The area covered by such radars is usually a fan extending in a line perpendicular to the transmitter array and as much as 50 degrees to either side, for a total fan width of up to 100 degrees. Although some OTH radars have a much narrower fan (ca 60 degrees), the alignment of the receiver arrays at Agios Nikolaos suggests that this system does have a wide fan.
PLUTO transmitter SITE, north From Akrotiri (Cyprus) |
This image shows approximately what the fan for the Pluto radar might look like, assuming that it is as wide as estimated above.
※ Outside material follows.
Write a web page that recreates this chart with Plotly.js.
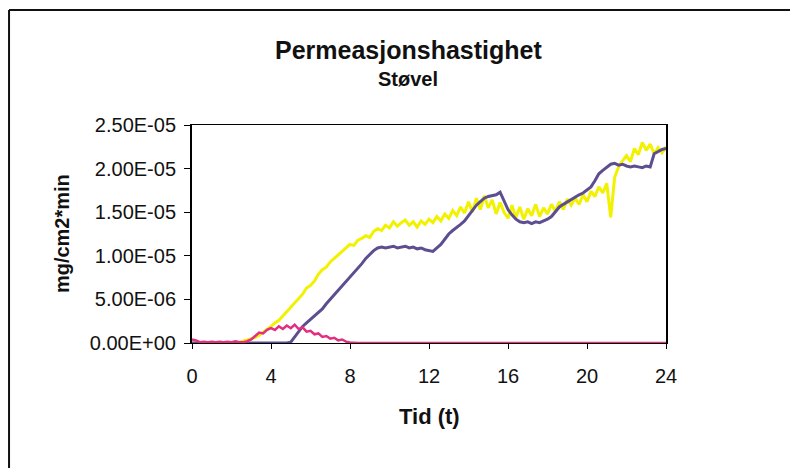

The concentric arcs are at 1000 km intervals and the radiating lines are at 10 degree intervals. As can be seen, the fan covers little or none of Syria, Lebanon, Jordan, and Israel, but provides good coverage of Iraq, Iran, the Gulf States, part of Saudi Arabia, and most of Afghanistan, Pakistan, and the former Soviet Stans, and possible coverage of part of India. The Russian launch areas at Baikonur and Kapustin Yar are probably covered, as is the Persian Gulf and much of the Arabian Sea.
The receiver element, typically one or more long, linear arrays of antennas, is usually somewhat distant from the transmit site, as much as 100 km. In the case of this system, the receivers are likely to be at the other British Sovereign Base Area, Agios Nikolaos. There are three long white rectangular areas visible in the low-res GE imagery of Agios Nikolaos that might be the system's receive arrays.